Will you write out the data exactly, excluding every picture?

:: Given material

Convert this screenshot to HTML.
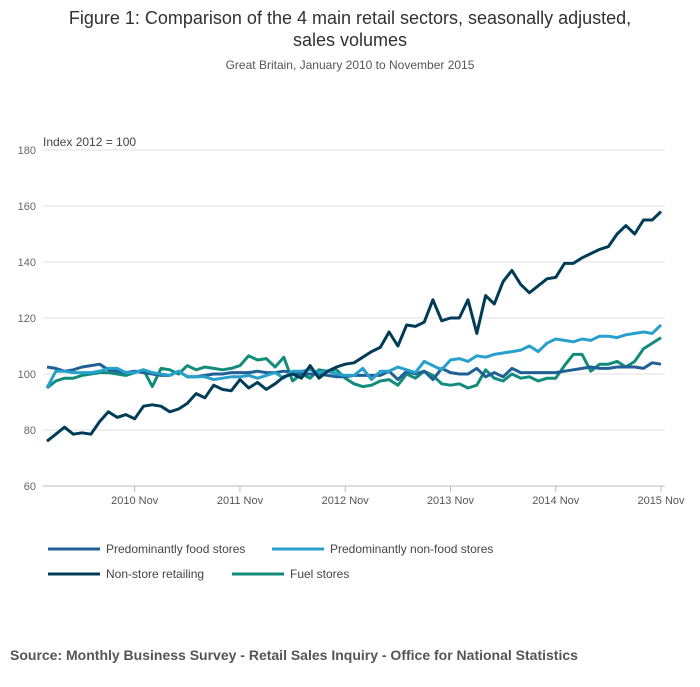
<!DOCTYPE html>
<html><head><meta charset="utf-8"><style>
body{margin:0;background:#fff;font-family:"Liberation Sans",sans-serif}
</style></head><body>
<svg width="700" height="682" xmlns="http://www.w3.org/2000/svg" font-family="Liberation Sans, sans-serif">
<text x="350" y="24" text-anchor="middle" font-size="18" fill="#323132">Figure 1: Comparison of the 4 main retail sectors, seasonally adjusted,</text>
<text x="350" y="46" text-anchor="middle" font-size="18" fill="#323132">sales volumes</text>
<text x="350" y="69" text-anchor="middle" font-size="12" fill="#555">Great Britain, January 2010 to November 2015</text>
<text x="43" y="146" font-size="12" fill="#444">Index 2012 = 100</text>
<g id="grid"></g><g id="series"></g>
<g font-size="12" fill="#444">
<line x1="48" y1="549" x2="100" y2="549" stroke="#206095" stroke-width="3"/><text x="106" y="553">Predominantly food stores</text>
<line x1="272" y1="549" x2="324" y2="549" stroke="#27a0cc" stroke-width="3"/><text x="330" y="553">Predominantly non-food stores</text>
<line x1="48" y1="574" x2="100" y2="574" stroke="#003c57" stroke-width="3"/><text x="106" y="578">Non-store retailing</text>
<line x1="232" y1="574" x2="284" y2="574" stroke="#118c7b" stroke-width="3"/><text x="290" y="578">Fuel stores</text>
</g>
<text x="10" y="660" font-size="14" font-weight="bold" fill="#555">Source: Monthly Business Survey - Retail Sales Inquiry - Office for National Statistics</text>
</svg>
<script>
const yTicks=[60,80,100,120,140,160,180];
const xTickMonths=[10,22,34,46,58,70];
const xTickLabels=["2010 Nov","2011 Nov","2012 Nov","2013 Nov","2014 Nov","2015 Nov"];
const food=[102.5,102,101,101.5,102.5,103,103.5,101.5,101,100.5,101,100.5,100,99.5,99.5,101,99,99,99.5,100,100,100.5,100.5,100.5,101,100.5,100.5,101,100.5,100,100,100,99.5,99,99,99.5,99.5,99.5,99.5,101,98,101,100,101,98,102,100.5,100,100,102,99,100.5,99,102,100.5,100.5,100.5,100.5,100.5,101,101.5,102,102.5,102,102,102.5,102.5,102.5,102,104,103.5];
const nonFood=[95,101,101,100.5,100.5,100.5,101,102,102,100.5,100.5,101.5,100.5,100,99.5,101,99,99,99,98,98.5,99,99,99.5,98.5,99.5,100.5,98.5,101,101,101.5,100.5,101,100,99.5,99.5,102,98,101,101,102.5,101.5,100.5,104.5,103,101.5,105,105.5,104.5,106.5,106,107,107.5,108,108.5,110,108,111,112.5,112,111.5,112.5,112,113.5,113.5,113,114,114.5,115,114.5,117.5];
const nonStore=[76,78.5,81,78.5,79,78.5,83,86.5,84.5,85.5,84,88.5,89,88.5,86.5,87.5,89.5,93,91.5,96,94.5,94,98,95,97,94.5,96.5,99,100,98.5,103,98.5,101,102.5,103.5,104,106,108,109.5,115,110,117.5,117,118.5,126.5,119,120,120,126.5,114.5,128,125,133,137,132,129,131.5,134,134.5,139.5,139.5,141.5,143,144.5,145.5,150,153,150,155,155,158];
const fuel=[95,97.5,98.5,98.5,99.5,100,100.5,100.5,100,99.5,100.5,101.5,95.5,102,101.5,100,103,101.5,102.5,102,101.5,102,103,106.5,105,105.5,102.5,106,97.5,100,98.5,101.5,101,101.5,98.5,96.5,95.5,96,97.5,98,96,100,98.5,101,99.5,96.5,96,96.5,95,96,101.5,98.5,97.5,100,98.5,99,97.5,98.5,98.5,103,107,107,101,103.5,103.5,104.5,102.5,104.5,109,111,113];
const NS="http://www.w3.org/2000/svg";
const x=i=>47+i*(661-47)/70;
const y=v=>486-(v-60)*(336/120);
const grid=document.getElementById('grid');
yTicks.forEach(t=>{
 const l=document.createElementNS(NS,'line');
 l.setAttribute('x1',43);l.setAttribute('x2',665);l.setAttribute('y1',y(t));l.setAttribute('y2',y(t));
 l.setAttribute('stroke',t===60?'#bbb':'#e0e0e0');l.setAttribute('stroke-width',1);
 
 
 grid.appendChild(l);
 const tx=document.createElementNS(NS,'text');
 tx.setAttribute('x',36);tx.setAttribute('y',y(t)+4);tx.setAttribute('font-size','11');tx.setAttribute('fill','#666');tx.setAttribute('text-anchor','end');
 tx.textContent=t;
 
 
 grid.appendChild(tx);
});
xTickMonths.forEach((m,i)=>{
 const l=document.createElementNS(NS,'line');
 l.setAttribute('x1',x(m));l.setAttribute('x2',x(m));l.setAttribute('y1',486);l.setAttribute('y2',492);
 l.setAttribute('stroke','#bbb');
 
 
 grid.appendChild(l);
 const tx=document.createElementNS(NS,'text');
 tx.setAttribute('x',x(m));tx.setAttribute('y',504);tx.setAttribute('font-size','11');tx.setAttribute('fill','#555');tx.setAttribute('text-anchor','middle');
 tx.textContent=xTickLabels[i];
 
 
 grid.appendChild(tx);
});
const g=document.getElementById('series');
[[fuel,'#118c7b','line-fuel'],[food,'#206095','line-food'],[nonFood,'#27a0cc','line-nonfood'],[nonStore,'#003c57','line-nonstore']].forEach(([d,c,n])=>{
 const p=document.createElementNS(NS,'polyline');
 p.setAttribute('points',d.map((v,i)=>x(i).toFixed(1)+','+y(v).toFixed(1)).join(' '));
 p.setAttribute('fill','none');p.setAttribute('stroke',c);p.setAttribute('stroke-width',3);p.setAttribute('stroke-linejoin','round');
 
 
 g.appendChild(p);
});
</script>
</body></html>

::::

Result of this task:
Convert this screenshot to HTML.
<!DOCTYPE html>
<html><head><meta charset="utf-8"><style>
body{margin:0;background:#fff;font-family:"Liberation Sans",sans-serif}
</style></head><body>
<svg width="700" height="682" xmlns="http://www.w3.org/2000/svg" font-family="Liberation Sans, sans-serif">
<text x="350" y="24" text-anchor="middle" font-size="18" fill="#323132">Figure 1: Comparison of the 4 main retail sectors, seasonally adjusted,</text>
<text x="350" y="46" text-anchor="middle" font-size="18" fill="#323132">sales volumes</text>
<text x="350" y="69" text-anchor="middle" font-size="12" fill="#555">Great Britain, January 2010 to November 2015</text>
<text x="43" y="146" font-size="12" fill="#444">Index 2012 = 100</text>
<g id="grid"></g><g id="series"></g>
<g font-size="12" fill="#444">
<line x1="48" y1="549" x2="100" y2="549" stroke="#206095" stroke-width="3"/><text x="106" y="553">Predominantly food stores</text>
<line x1="272" y1="549" x2="324" y2="549" stroke="#27a0cc" stroke-width="3"/><text x="330" y="553">Predominantly non-food stores</text>
<line x1="48" y1="574" x2="100" y2="574" stroke="#003c57" stroke-width="3"/><text x="106" y="578">Non-store retailing</text>
<line x1="232" y1="574" x2="284" y2="574" stroke="#118c7b" stroke-width="3"/><text x="290" y="578">Fuel stores</text>
</g>
<text x="10" y="660" font-size="14" font-weight="bold" fill="#555">Source: Monthly Business Survey - Retail Sales Inquiry - Office for National Statistics</text>
</svg>
<script>
const yTicks=[60,80,100,120,140,160,180];
const xTickMonths=[10,22,34,46,58,70];
const xTickLabels=["2010 Nov","2011 Nov","2012 Nov","2013 Nov","2014 Nov","2015 Nov"];
const food=[102.5,102,101,101.5,102.5,103,103.5,101.5,101,100.5,101,100.5,100,99.5,99.5,101,99,99,99.5,100,100,100.5,100.5,100.5,101,100.5,100.5,101,100.5,100,100,100,99.5,99,99,99.5,99.5,99.5,99.5,101,98,101,100,101,98,102,100.5,100,100,102,99,100.5,99,102,100.5,100.5,100.5,100.5,100.5,101,101.5,102,102.5,102,102,102.5,102.5,102.5,102,104,103.5];
const nonFood=[95,101,101,100.5,100.5,100.5,101,102,102,100.5,100.5,101.5,100.5,100,99.5,101,99,99,99,98,98.5,99,99,99.5,98.5,99.5,100.5,98.5,101,101,101.5,100.5,101,100,99.5,99.5,102,98,101,101,102.5,101.5,100.5,104.5,103,101.5,105,105.5,104.5,106.5,106,107,107.5,108,108.5,110,108,111,112.5,112,111.5,112.5,112,113.5,113.5,113,114,114.5,115,114.5,117.5];
const nonStore=[76,78.5,81,78.5,79,78.5,83,86.5,84.5,85.5,84,88.5,89,88.5,86.5,87.5,89.5,93,91.5,96,94.5,94,98,95,97,94.5,96.5,99,100,98.5,103,98.5,101,102.5,103.5,104,106,108,109.5,115,110,117.5,117,118.5,126.5,119,120,120,126.5,114.5,128,125,133,137,132,129,131.5,134,134.5,139.5,139.5,141.5,143,144.5,145.5,150,153,150,155,155,158];
const fuel=[95,97.5,98.5,98.5,99.5,100,100.5,100.5,100,99.5,100.5,101.5,95.5,102,101.5,100,103,101.5,102.5,102,101.5,102,103,106.5,105,105.5,102.5,106,97.5,100,98.5,101.5,101,101.5,98.5,96.5,95.5,96,97.5,98,96,100,98.5,101,99.5,96.5,96,96.5,95,96,101.5,98.5,97.5,100,98.5,99,97.5,98.5,98.5,103,107,107,101,103.5,103.5,104.5,102.5,104.5,109,111,113];
const NS="http://www.w3.org/2000/svg";
const x=i=>47+i*(661-47)/70;
const y=v=>486-(v-60)*(336/120);
const grid=document.getElementById('grid');
yTicks.forEach(t=>{
 const l=document.createElementNS(NS,'line');
 l.setAttribute('x1',43);l.setAttribute('x2',665);l.setAttribute('y1',y(t));l.setAttribute('y2',y(t));
 l.setAttribute('stroke',t===60?'#bbb':'#e0e0e0');l.setAttribute('stroke-width',1);
 
 
 grid.appendChild(l);
 const tx=document.createElementNS(NS,'text');
 tx.setAttribute('x',36);tx.setAttribute('y',y(t)+4);tx.setAttribute('font-size','11');tx.setAttribute('fill','#666');tx.setAttribute('text-anchor','end');
 tx.textContent=t;
 
 
 grid.appendChild(tx);
});
xTickMonths.forEach((m,i)=>{
 const l=document.createElementNS(NS,'line');
 l.setAttribute('x1',x(m));l.setAttribute('x2',x(m));l.setAttribute('y1',486);l.setAttribute('y2',492);
 l.setAttribute('stroke','#bbb');
 
 
 grid.appendChild(l);
 const tx=document.createElementNS(NS,'text');
 tx.setAttribute('x',x(m));tx.setAttribute('y',504);tx.setAttribute('font-size','11');tx.setAttribute('fill','#555');tx.setAttribute('text-anchor','middle');
 tx.textContent=xTickLabels[i];
 
 
 grid.appendChild(tx);
});
const g=document.getElementById('series');
[[fuel,'#118c7b','line-fuel'],[food,'#206095','line-food'],[nonFood,'#27a0cc','line-nonfood'],[nonStore,'#003c57','line-nonstore']].forEach(([d,c,n])=>{
 const p=document.createElementNS(NS,'polyline');
 p.setAttribute('points',d.map((v,i)=>x(i).toFixed(1)+','+y(v).toFixed(1)).join(' '));
 p.setAttribute('fill','none');p.setAttribute('stroke',c);p.setAttribute('stroke-width',3);p.setAttribute('stroke-linejoin','round');
 
 
 g.appendChild(p);
});
</script>
</body></html>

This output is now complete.